* EXERCISE DETAILS *
Locate the word "chart" in the entries below, then gather every line that holds it.
⁂
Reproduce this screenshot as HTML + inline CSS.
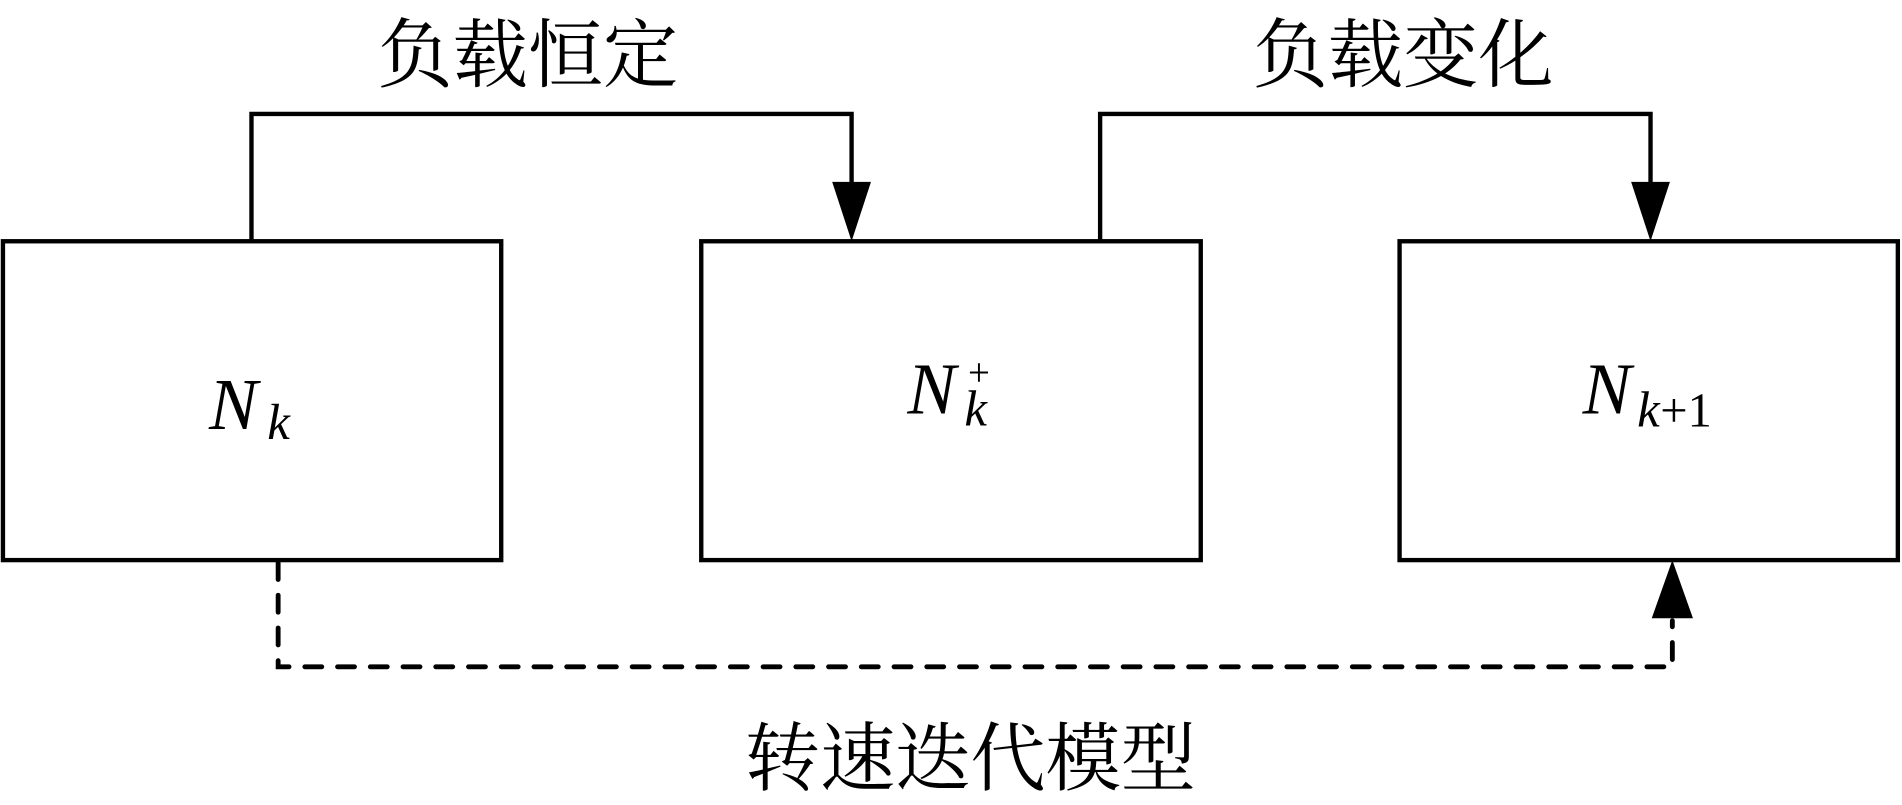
<!DOCTYPE html>
<html><head><meta charset="utf-8"><style>html,body{margin:0;padding:0;background:#fff}svg{display:block}</style></head><body>
<svg width="1902" height="805" viewBox="0 0 1568 664" xmlns="http://www.w3.org/2000/svg">
<g fill="none" stroke="#000" stroke-width="3.6">
<rect x="2" y="199" width="411" height="263"/>
<rect x="578" y="199" width="412" height="263"/>
<rect x="1154" y="199" width="411" height="263"/>
<polyline points="207,199 207,94 702,94 702,152"/>
<polyline points="907,199 907,94 1361,94 1361,152"/>
<polyline points="229,464 229,550 1379,550 1379,512" stroke-dasharray="14,13" stroke-linecap="round" stroke-width="4"/>
</g>
<g fill="#000">
<polygon points="686,150 718,150 702,199"/>
<polygon points="1345,150 1377,150 1361,199"/>
<polygon points="1362,510 1396,510 1379,462"/>
</g>
<g font-family="'Liberation Serif','Noto Serif CJK SC',serif" font-size="62" text-anchor="middle">
<text x="435" y="67">负载恒定</text>
<text x="1157" y="67">负载变化</text>
<text x="800" y="647">转速迭代模型</text>
</g>
<g font-family="'Liberation Serif',serif" font-style="italic">
<text x="172" y="354" font-size="60">N</text>
<text x="220" y="362" font-size="42">k</text>
<text x="748" y="341" font-size="60">N</text>
<text x="795" y="351" font-size="42">k</text>
<text x="1305" y="341" font-size="60">N</text>
<text x="1350" y="352" font-size="42">k</text>
</g>
<g font-family="'Liberation Serif',serif">
<text x="798" y="318" font-size="32">+</text>
<text x="1369" y="352" font-size="40">+1</text>
</g>
</svg>
</body></html>
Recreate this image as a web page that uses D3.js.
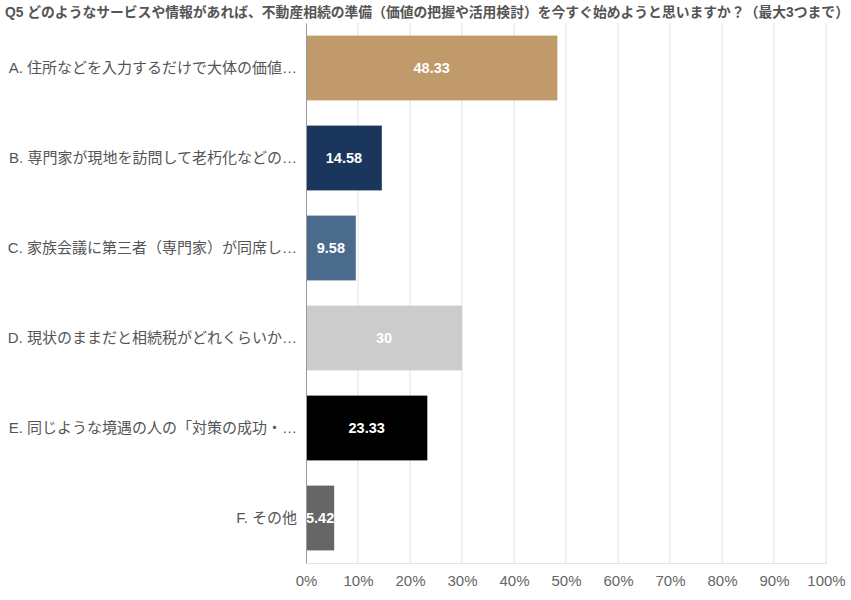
<!DOCTYPE html>
<html>
<head>
<meta charset="utf-8">
<script src="https://cdn.jsdelivr.net/npm/d3@7"></script>
<style>
  body { margin: 0; background: #fff; }
  svg text { font-family: "Liberation Sans", Arial, "Noto Sans CJK JP", sans-serif; }
</style>
</head>
<body>
<svg id="chart" width="851" height="600"></svg>
<script>
'use strict';

const title = 'Q5 どのようなサービスや情報があれば、不動産相続の準備（価値の把握や活用検討）を今すぐ始めようと思いますか？（最大3つまで）';

const categories = [
  'A. 住所などを入力するだけで大体の価値…',
  'B. 専門家が現地を訪問して老朽化などの…',
  'C. 家族会議に第三者（専門家）が同席し…',
  'D. 現状のままだと相続税がどれくらいか…',
  'E. 同じような境遇の人の「対策の成功・…',
  'F. その他'
];
const values = [48.33, 14.58, 9.58, 30, 23.33, 5.42];
const colors = ['#c09a6b', '#1b365d', '#4a6b8c', '#cccccc', '#000000', '#666666'];
const ticks = [0, 10, 20, 30, 40, 50, 60, 70, 80, 90, 100];

const svg = d3.select('#chart');
const margin = {top: 23, right: 25, bottom: 37, left: 306};
const width = 851 - margin.left - margin.right;
const height = 600 - margin.top - margin.bottom;

svg.append('text')
  .attr('x', 5)
  .attr('y', 17)
  .attr('font-size', 13.8)
  .attr('font-weight', 'bold')
  .attr('fill', '#555')
  .text(title);

const g = svg.append('g').attr('transform', `translate(${margin.left},${margin.top})`);

const x = d3.scaleLinear().domain([0, 100]).range([0, width]);
const y = d3.scaleBand().domain(categories).range([0, height]).paddingInner(0.28).paddingOuter(0.14);

// vertical grid lines
g.selectAll('.grid').data(ticks.slice(1)).enter().append('line')
  .attr('class', 'grid')
  .attr('x1', d => x(d)).attr('x2', d => x(d))
  .attr('y1', 0).attr('y2', height)
  .attr('stroke', '#e3e3e3');

// bottom axis
const xAxis = g.append('g')
  .attr('transform', `translate(0,${height})`)
  .call(d3.axisBottom(x).tickValues(ticks).tickFormat(d => d + '%').tickSize(0).tickPadding(12));
xAxis.select('.domain').attr('stroke', '#e3e3e3');
xAxis.selectAll('text').attr('font-size', 15).attr('fill', '#666');

// bars
g.selectAll('.bar').data(values).enter().append('rect')
  .attr('class', 'bar')
  .attr('x', 0)
  .attr('y', (d, i) => y(categories[i]))
  .attr('width', d => x(d))
  .attr('height', y.bandwidth())
  .attr('fill', (d, i) => colors[i]);

// value labels
g.selectAll('.val').data(values).enter().append('text')
  .attr('class', 'val')
  .attr('x', d => x(d) / 2)
  .attr('y', (d, i) => y(categories[i]) + y.bandwidth() / 2)
  .attr('dy', '0.35em')
  .attr('text-anchor', 'middle')
  .attr('font-size', 14.5)
  .attr('font-weight', 'bold')
  .attr('fill', '#fff')
  .text(d => d);

// left axis
const yAxis = g.append('g')
  .call(d3.axisLeft(y).tickSize(0).tickPadding(9));
yAxis.select('.domain').attr('stroke', '#999');
yAxis.selectAll('text').attr('font-size', 15).attr('fill', '#555');
</script>
</body>
</html>
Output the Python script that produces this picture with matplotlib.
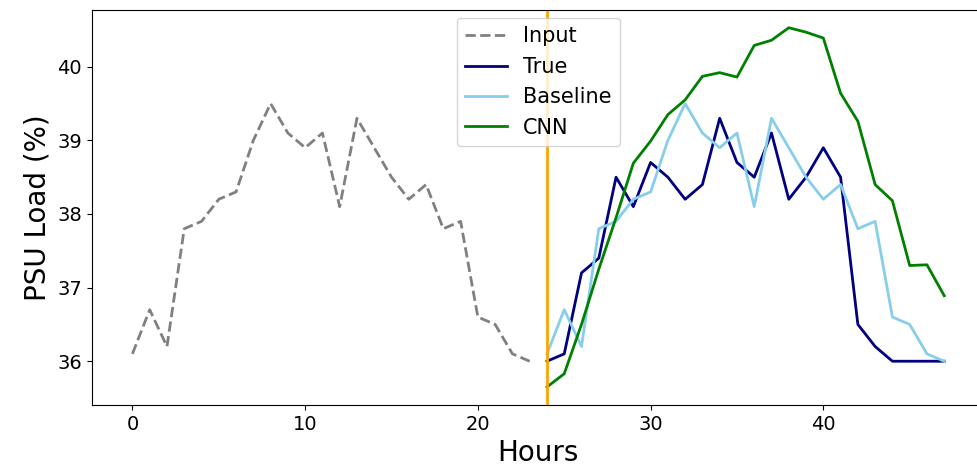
import matplotlib
matplotlib.use("Agg")
import matplotlib.pyplot as plt
import numpy as np

hours_in = list(range(0, 24))
hours_out = list(range(24, 48))

input_vals = [36.1, 36.7, 36.2, 37.8, 37.9, 38.2, 38.3, 39.0, 39.5, 39.1, 38.9, 39.1,
              38.1, 39.3, 38.9, 38.5, 38.2, 38.4, 37.8, 37.9, 36.6, 36.5, 36.1, 36.0]
true_vals = [36.0, 36.1, 37.2, 37.4, 38.5, 38.1, 38.7, 38.5, 38.2, 38.4, 39.3, 38.7,
             38.5, 39.1, 38.2, 38.5, 38.9, 38.5, 36.5, 36.2, 36.0, 36.0, 36.0, 36.0]
baseline_vals = [36.1, 36.7, 36.2, 37.8, 37.9, 38.2, 38.3, 39.0, 39.5, 39.1, 38.9, 39.1,
                 38.1, 39.3, 38.9, 38.5, 38.2, 38.4, 37.8, 37.9, 36.6, 36.5, 36.1, 36.0]
cnn_vals = [35.65, 35.83, 36.5, 37.25, 37.95, 38.69, 38.99, 39.35, 39.55, 39.87, 39.92, 39.86,
            40.29, 40.36, 40.53, 40.47, 40.39, 39.64, 39.26, 38.40, 38.18, 37.30, 37.31, 36.89]

fig = plt.figure(figsize=(9.77, 4.66), dpi=100)
ax = fig.add_axes([0.094, 0.131, 0.914, 0.848])

ax.plot(hours_in, input_vals, '--', color='gray', lw=2, label='Input')
ax.plot(hours_out, true_vals, color='navy', lw=2, label='True')
ax.plot(hours_out, baseline_vals, color='skyblue', lw=2, label='Baseline')
ax.plot(hours_out, cnn_vals, color='green', lw=2, label='CNN')
ax.axvline(24, color='orange', lw=2)

ax.set_xlabel('Hours', fontsize=20)
ax.set_ylabel('PSU Load (%)', fontsize=20)
ax.tick_params(labelsize=14)
ax.legend(loc='upper center', fontsize=15, borderaxespad=0.4)

fig.savefig('out.png', dpi=100)
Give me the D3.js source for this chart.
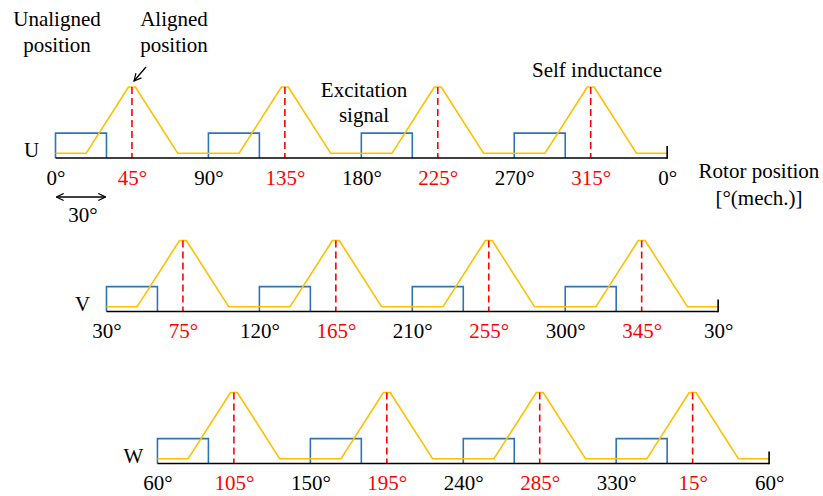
<!DOCTYPE html>
<html>
<head>
<meta charset="utf-8">
<script src="https://cdn.jsdelivr.net/npm/d3@7"></script>
<style>
  html, body { margin: 0; padding: 0; background: #fff; }
  svg { display: block; }
  svg text { font-family: "Liberation Serif", "Times New Roman", serif !important; }
</style>
</head>
<body>
<svg id="chart" width="823" height="496"></svg>
<script>
// Phase names
const phases = ["U", "V", "W"];

// Rotor angle (unwrapped, mech. degrees) where each phase axis starts
const phaseStart = [0, 30, 60];

// Self-inductance breakpoints per phase: angle [deg] and normalised inductance
const uAngles = [0, 18, 43, 47, 72, 108, 133, 137, 162, 198, 223, 227, 252, 288, 313, 317, 342, 360];
const vAngles = [30, 48, 73, 77, 102, 138, 163, 167, 192, 228, 253, 257, 282, 318, 343, 347, 372, 390];
const wAngles = [60, 78, 103, 107, 132, 168, 193, 197, 222, 258, 283, 287, 312, 348, 373, 377, 402, 420];
const inductance = [0.066, 0.066, 1, 1, 0.066, 0.066, 1, 1, 0.066, 0.066, 1, 1, 0.066, 0.066, 1, 1, 0.066, 0.066];

// Excitation pulses: start angle of each pulse, pulse width and amplitude
const uPulseStart = [0, 90, 180, 270];
const vPulseStart = [30, 120, 210, 300];
const wPulseStart = [60, 150, 240, 330];
const pulseWidth = 30;
const pulseLevel = 0.35;

// Aligned positions (peak of inductance)
const uAligned = [45, 135, 225, 315];
const vAligned = [75, 165, 255, 345];
const wAligned = [105, 195, 285, 375];

// Tick positions and labels
const uTickPos = [0, 45, 90, 135, 180, 225, 270, 315, 360];
const vTickPos = [30, 75, 120, 165, 210, 255, 300, 345, 390];
const wTickPos = [60, 105, 150, 195, 240, 285, 330, 375, 420];
const uTickLabels = ["0°", "45°", "90°", "135°", "180°", "225°", "270°", "315°", "0°"];
const vTickLabels = ["30°", "75°", "120°", "165°", "210°", "255°", "300°", "345°", "30°"];
const wTickLabels = ["60°", "105°", "150°", "195°", "240°", "285°", "330°", "15°", "60°"];

const rows = [
  { name: phases[0], start: phaseStart[0], angles: uAngles, pulses: uPulseStart, aligned: uAligned, ticks: uTickPos, labels: uTickLabels, base: 158 },
  { name: phases[1], start: phaseStart[1], angles: vAngles, pulses: vPulseStart, aligned: vAligned, ticks: vTickPos, labels: vTickLabels, base: 311.5 },
  { name: phases[2], start: phaseStart[2], angles: wAngles, pulses: wPulseStart, aligned: wAligned, ticks: wTickPos, labels: wTickLabels, base: 463.5 }
];

const ORANGE = "#FFC000", BLUE = "#2E75B6", RED = "#FF0000";
const FS = 21;
const SERIF = "'Liberation Serif', 'Times New Roman', serif";

const svg = d3.select("#chart");
const x = d3.scaleLinear().domain([0, 420]).range([55.5, 769.1]);

const defs = svg.append("defs");
defs.append("marker")
  .attr("id", "chev").attr("viewBox", "0 0 10 10").attr("refX", 9).attr("refY", 5)
  .attr("markerWidth", 9).attr("markerHeight", 9).attr("markerUnits", "userSpaceOnUse")
  .attr("orient", "auto-start-reverse")
  .append("path").attr("d", "M1,1 L9,5 L1,9").attr("fill", "none").attr("stroke", "#000").attr("stroke-width", 1.3);

rows.forEach((r, i) => {
  const y = d3.scaleLinear().domain([0, 1]).range([r.base, r.base - 71]);
  const g = svg.append("g");
  const end = r.start + 360;

  // excitation pulses
  g.selectAll("path.pulse").data(r.pulses).join("path")
    .attr("class", "pulse")
    .attr("d", s => `M${x(s)},${y(0)}V${y(pulseLevel)}H${x(s + pulseWidth)}V${y(0)}`)
    .attr("fill", "none").attr("stroke", BLUE).attr("stroke-width", 1.6);

  // self inductance profile
  const line = d3.line().x(d => x(d[0])).y(d => y(d[1]));
  g.append("path")
    .attr("d", line(r.angles.map((a, k) => [a, inductance[k]])))
    .attr("fill", "none").attr("stroke", ORANGE).attr("stroke-width", 1.6)
    .attr("stroke-linejoin", "round");

  // aligned-position markers
  g.selectAll("line.aligned").data(r.aligned).join("line")
    .attr("class", "aligned")
    .attr("x1", d => x(d)).attr("x2", d => x(d))
    .attr("y1", y(1)).attr("y2", y(0))
    .attr("stroke", RED).attr("stroke-width", 1.6).attr("stroke-dasharray", "7,4");

  // angle axis
  g.append("line").attr("x1", x(r.start)).attr("x2", x(end))
    .attr("y1", r.base).attr("y2", r.base).attr("stroke", "#000").attr("stroke-width", 1.6);
  g.append("line").attr("x1", x(end)).attr("x2", x(end))
    .attr("y1", r.base - 12).attr("y2", r.base + 0.8).attr("stroke", "#000").attr("stroke-width", 1.6);

  const axis = d3.axisBottom(x).tickValues(r.ticks).tickSize(0).tickPadding(12)
    .tickFormat((d, k) => r.labels[k]);
  const ag = svg.append("g").attr("transform", `translate(0,${r.base})`).call(axis)
    .attr("font-family", SERIF).attr("font-size", FS);
  ag.select(".domain").remove();
  ag.selectAll("text")
    .style("font-family", SERIF)
    .style("font-size", FS + "px")
    .attr("fill", (d, k) => k % 2 === 1 ? RED : "#000");

  // phase label
  svg.append("text").attr("x", x(r.start) - 24).attr("y", r.base - 1)
    .attr("text-anchor", "middle").style("font-size", FS + "px").text(r.name);
});

// annotations
function multiline(cx, y0, lines, dy) {
  const t = svg.append("text").attr("text-anchor", "middle").style("font-size", FS + "px");
  lines.forEach((s, k) => t.append("tspan").attr("x", cx).attr("y", y0 + k * dy).text(s));
}
multiline(57, 26, ["Unaligned", "position"], 26);
multiline(174, 26, ["Aligned", "position"], 26);
multiline(364, 97, ["Excitation", "signal"], 25);
multiline(597, 77, ["Self inductance"], 0);
multiline(759, 178, ["Rotor position", "[°(mech.)]"], 27);

// arrow to aligned position
svg.append("line").attr("x1", 146).attr("y1", 67).attr("x2", 134).attr("y2", 81)
  .attr("stroke", "#000").attr("stroke-width", 1.3).attr("marker-end", "url(#chev)");

// pulse width indicator
svg.append("line").attr("x1", x(0) + 1).attr("x2", x(pulseWidth) - 1).attr("y1", 197).attr("y2", 197)
  .attr("stroke", "#000").attr("stroke-width", 1.3)
  .attr("marker-start", "url(#chev)").attr("marker-end", "url(#chev)");
svg.append("text").attr("x", (x(0) + x(pulseWidth)) / 2 + 2).attr("y", 222)
  .attr("text-anchor", "middle").style("font-size", FS + "px").text(pulseWidth + "°");
</script>
</body>
</html>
⁂
* RESPONSE TO THE TASK *
<svg id="chart" width="851" height="600"></svg>
const svg = d3.select('#chart');
Give me the D3.js source for this chart.
<svg id="chart" width="823" height="496"></svg>
const svg = d3.select("#chart");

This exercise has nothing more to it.